EV/NOPAT – concentrating on the ROIC of Berkeley to value the homebuilder provides some metric of valuation to target. Berkeley has been able to grow rapidly post-crisis due to their successful and shrewd business of buying property at depressed prices during the housing crisis and therefore have been able to greatly expand margins in recent years as they have sold these properties. In the long run these high returns on capital of over 30% are not sustainable and therefore to find a fair value we use the 10-year average ROIC of 19%.

Using a WACC of 10% and long-term growth rate of 3% (inflation + greater asset price growth in London and South East). Using 10-year average range of ROIC 15-19% this gives a fair value range of 11.4-12x 2020E NOPAT.

Current valuation is 9.7x Apr 2015 diluted NOPAT. Now how much do we expect Berkeley to grow? Revenue and EPS has a CAGR of 33% and 44% respectively over the last 5 years.
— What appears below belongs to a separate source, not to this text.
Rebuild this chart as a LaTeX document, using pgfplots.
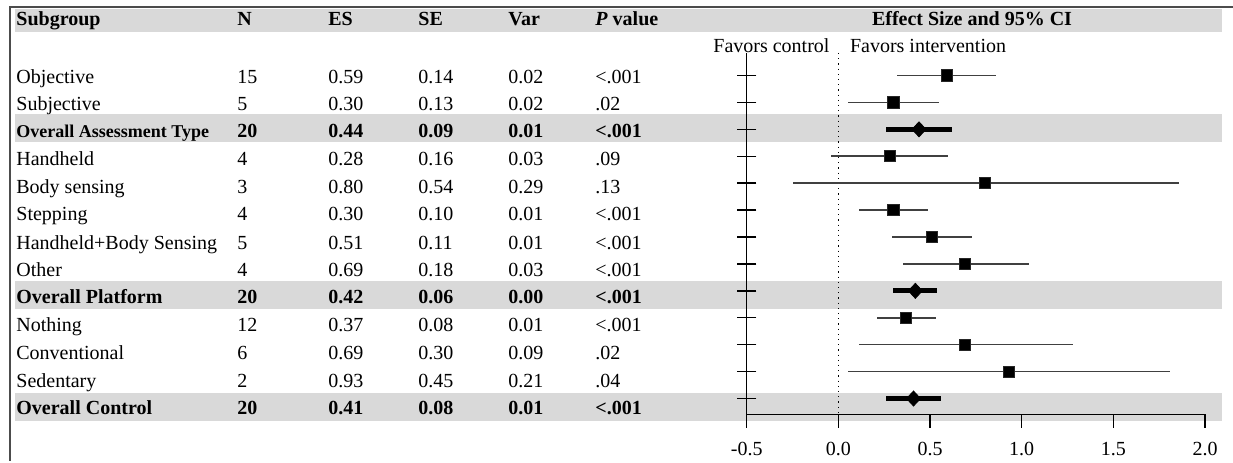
\documentclass[border=0pt]{standalone}
\usepackage{fontspec}
\setmainfont{Liberation Serif}
\usepackage{pgfplots}
\pgfplotsset{compat=1.18}
\usepackage{pgfplotstable}
\definecolor{band}{RGB}{217,217,217}

\pgfplotstableread{
row es lo hi
-1 0.59 0.32 0.86
-2 0.30 0.05 0.55
-4 0.28 -0.04 0.60
-5 0.80 -0.25 1.86
-6 0.30 0.11 0.49
-7 0.51 0.29 0.73
-8 0.69 0.35 1.04
-10 0.37 0.21 0.53
-11 0.69 0.11 1.28
-12 0.93 0.05 1.81
}\studies
\pgfplotstableread{
row es lo hi
-3 0.44 0.26 0.62
-9 0.42 0.30 0.54
-13 0.41 0.26 0.56
}\overall
\pgfplotstableread{
x row
-0.5 -1
-0.5 -2
-0.5 -3
-0.5 -4
-0.5 -5
-0.5 -6
-0.5 -7
-0.5 -8
-0.5 -9
-0.5 -10
-0.5 -11
-0.5 -12
-0.5 -13
}\rowticks
\pgfplotstableread{
x y
-0.5 -13.853
0.0 -13.853
0.5 -13.853
1.0 -13.853
1.5 -13.853
2.0 -13.853
}\xticks

\newcommand{\trow}[8]{%
  \node[anchor=base west,inner sep=0pt,font=#2] at (16,#1) {#3};
  \node[anchor=base west,inner sep=0pt,font=#2] at (237,#1) {#4};
  \node[anchor=base west,inner sep=0pt,font=#2] at (328,#1) {#5};
  \node[anchor=base west,inner sep=0pt,font=#2] at (418,#1) {#6};
  \node[anchor=base west,inner sep=0pt,font=#2] at (508,#1) {#7};
  \node[anchor=base west,inner sep=0pt,font=#2] at (595,#1) {#8};
}

\begin{document}
\begin{tikzpicture}[font=\fontsize{10pt}{12pt}\selectfont]
\begin{scope}[x=0.5pt,y=-0.5pt]
\useasboundingbox (0,0) rectangle (1233,461);
% bands
\fill[band] (15,9.3) rectangle (1221.7,31.7);
\fill[band] (15,114.5) rectangle (1221.7,142.5);
\fill[band] (15,281.5) rectangle (1221.7,309.5);
\fill[band] (15,393) rectangle (1221.7,421);
% frame
\draw[line width=1pt, black!70] (10,461) -- (10,7) -- (1233,7);
% header
\node[anchor=base west,inner sep=0pt,font=\bfseries] at (16,26) {Subgroup};
\node[anchor=base west,inner sep=0pt,font=\bfseries] at (237,26) {N};
\node[anchor=base west,inner sep=0pt,font=\bfseries] at (328,26) {ES};
\node[anchor=base west,inner sep=0pt,font=\bfseries] at (418,26) {SE};
\node[anchor=base west,inner sep=0pt,font=\bfseries] at (508,26) {Var};
\node[anchor=base west,inner sep=0pt,font=\bfseries] at (595,26) {\textit{P} value};
\node[anchor=base,inner sep=0pt,font=\bfseries] at (972,26) {Effect Size and 95\% CI};
\node[anchor=base west,inner sep=0pt] at (713,53) {Favors control};
\node[anchor=base west,inner sep=0pt] at (849.6,53) {Favors intervention};
% table rows
\trow{83.3}{}{Objective}{15}{0.59}{0.14}{0.02}{<.001}
\trow{110.4}{}{Subjective}{5}{0.30}{0.13}{0.02}{.02}
\trow{137.5}{\bfseries}{\fontsize{9pt}{11pt}\selectfont Overall Assessment Type}{20}{0.44}{0.09}{0.01}{<.001}
\trow{166}{}{Handheld}{4}{0.28}{0.16}{0.03}{.09}
\trow{193.4}{}{Body sensing}{3}{0.80}{0.54}{0.29}{.13}
\trow{221}{}{Stepping}{4}{0.30}{0.10}{0.01}{<.001}
\trow{249.2}{}{Handheld+Body Sensing}{5}{0.51}{0.11}{0.01}{<.001}
\trow{276.7}{}{Other}{4}{0.69}{0.18}{0.03}{<.001}
\trow{303.5}{\bfseries}{Overall Platform}{20}{0.42}{0.06}{0.00}{<.001}
\trow{331.7}{}{Nothing}{12}{0.37}{0.08}{0.01}{<.001}
\trow{360}{}{Conventional}{6}{0.69}{0.30}{0.09}{.02}
\trow{387.3}{}{Sedentary}{2}{0.93}{0.45}{0.21}{.04}
\trow{415}{\bfseries}{Overall Control}{20}{0.41}{0.08}{0.01}{<.001}
\end{scope}

\begin{axis}[
  at={(373.35pt,-207.25pt)}, anchor=south west,
  scale only axis, width=229.15pt, height=180.75pt,
  xmin=-0.5, xmax=2.0, ymin=-13.593, ymax=-0.164,
  axis x line=bottom, axis y line=left,
  axis line style={-, line width=0.7pt, black},
  xtick={-0.5,0,0.5,1,1.5,2},
  xticklabels={-0.5,0.0,0.5,1.0,1.5,2.0},
  ytick=\empty,
  tick align=outside,
  major tick length=7pt,
  xtick style={draw=none},
  xticklabel style={font=\fontsize{10pt}{12pt}\selectfont, yshift=-3.5pt},
  clip=false,
]
\addplot[dotted, black, line width=0.6pt] coordinates {(0,-0.164) (0,-13.593)};
\addplot[only marks, mark=-, mark size=4.8pt, mark options={line width=0.7pt, black}]
  table[x=x, y=row] {\rowticks};
\addplot[only marks, mark=|, mark size=3.5pt, mark options={line width=0.7pt, black}]
  table[x=x, y=y] {\xticks};
\addplot[only marks, mark=square*, mark size=2.8pt,
  mark options={fill=black, draw=black!85},
  error bars/.cd, x dir=both, x explicit, error mark=none,
  error bar style={line width=0.8pt, black!75}]
  table[x=es, y=row,
    x error plus expr=\thisrow{hi}-\thisrow{es},
    x error minus expr=\thisrow{es}-\thisrow{lo}] {\studies};
\addplot[only marks, mark=diamond*, mark size=3.75pt,
  mark options={fill=black, draw=black, xscale=1.24},
  error bars/.cd, x dir=both, x explicit, error mark=none,
  error bar style={line width=2.4pt, black}]
  table[x=es, y=row,
    x error plus expr=\thisrow{hi}-\thisrow{es},
    x error minus expr=\thisrow{es}-\thisrow{lo}] {\overall};
\end{axis}
\end{tikzpicture}
\end{document}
Assuming BERK grow at 10-15% per year for the next 5 years, this implies that BERK’s fair value is 1.6x-2x 2015 NOPAT. Hence the fair value and price target of BERK for the next five years is 15.5x to 19x 2015 NOPAT which gives a price target range of £52-57.5 providing a 46% upside potential over the next 5 years.

BERK also pledged in 2012 to return £13 per share to shareholders by 2021. They will have already committed £4.34 by Sept 2015; therefore £8.33 in dividends from 2016-21 is on average £1.73 a year which yields 5% at current prices and when discounted at 10% this gives a PV of £6.57. This provides 18% of return on top of any potential price appreciation driven by earnings growth.